First staged in 1990, Assassins has itself always been a bit of an outsider. Almost unique in its structure (each assassin gets a song in the style of his or her time, and between the songs they interact with each other in a sort of limbo), the show paints portraits of a handful of real people throughout time, all of whom made the horrific choice to kill, or attempt to kill, an American president. Why they do so is different in each case, and most are either bizarrely misguided (John Hinckley Jr. tried to kill Ronald Reagan in order to win the love of actress Jodie Foster), almost comically random (Giuseppe Zangara shot at FDR because he had stomach pains and blamed Hoover for them, but it was too cold to go where Hoover was; Sara Jane Moore went after Gerald Ford for … well, we’re never really sure why), or symbolic rather than personal (the radical Leon Czolgosz saw William McKinley as the embodiment of wealth inequality). Only John Wilkes Booth presents specific political grievances that he feels he must address with a bullet.

Portrayed as pathetic, sometimes comically deluded misfits on their own, as a group they become the symbol of a much larger problem in our country. Each of the assassins feels that he or she has been promised the dream that if only you work hard enough, you too can succeed and become rich and famous. But this isn’t always possible, and it hasn’t been for these characters. In a song toward the end of the show, the narrator character (who acts as a voice of reason and the audience’s stand-in) engages with the assassins, answering their desperation with the shiny promise of a rags-to-riches America that feels foolish against the reality of their lonely, disenfranchised lives — the America where the mailman wins the lottery, and the usherette becomes a rock star, and “normal” people win big by working hard. But the assassins overwhelm his cheery narrative with another melody: a twisted, off-kilter version of a patriotic ballad. They become the singers of “another national anthem” — one for the losers, the outsiders, and the angry people who feel they have been denied the prize they were promised. As we watch them, we begin to become aware that these twisted outsiders have found a terrifying catch in the American dream: When the riches and success don’t come through, what can make you famous is violence. In the final scene of the musical, John Wilkes Booth quotes Death of a Salesman — another great play about American disillusionment — when he says to Lee Harvey Oswald that “attention must be paid” to the lost, the struggling, and the disenfranchised. The only way that these characters see to achieving that attention is by committing an unthinkable act that will ensure they are remembered. Despised, but remembered.

These acts are not as unthinkable as they seem up on that stage. They play out on the world’s stage with every mass shooting or attack by someone who thinks that the fairest payback for his or her own pain is to cause suffering on a massive scale. Every time I see another one of these incidents, I think of Assassins. Because more than the guns and the inadequate mental-health resources (both of which are big problems), we have a country that is built on a promise that cannot always be kept. Those who feel cheated of the success they’re owed are going to keep realizing that violence can at least get you fame. And in our world, where the president is a reality-TV star, fame is power. Fame is everything.

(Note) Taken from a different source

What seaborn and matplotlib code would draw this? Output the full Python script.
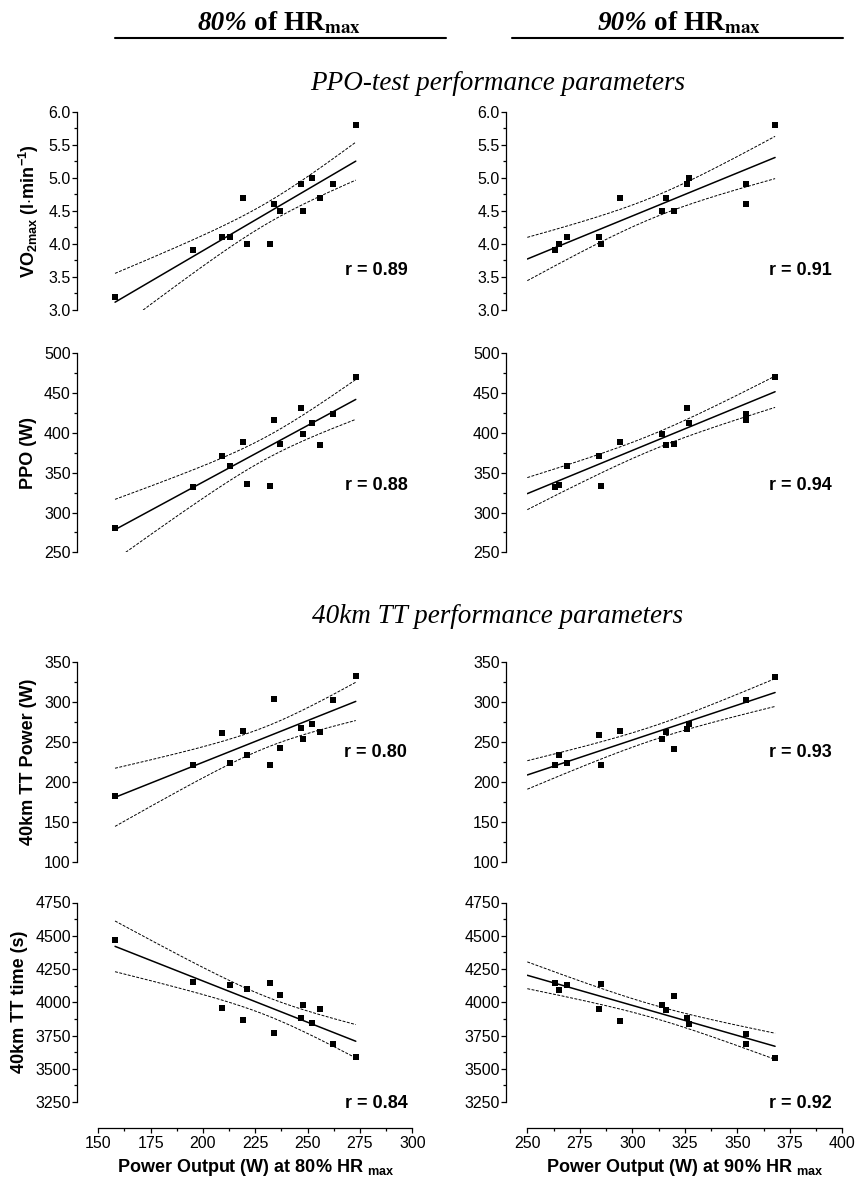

As evidenced by the reaction to Julius Caesar, we do not live in a time that values provocative political art. But it is times like these that we are most in need of it. Theater can force us to confront and examine the darkest parts of ourselves in the confines of a dark room, in the safety of what is essentially make believe. It can show us people whose actions seem monstrous and put us temporarily in their shoes, so that we might understand their motives. It is only by facing these people and experiencing this radical empathy that we can hope to change. There’s a line early in Assassins, “tell them till they listen.” We could plug our ears at art that might shock and offend us, that tells us what we don’t want to hear. Or we could listen.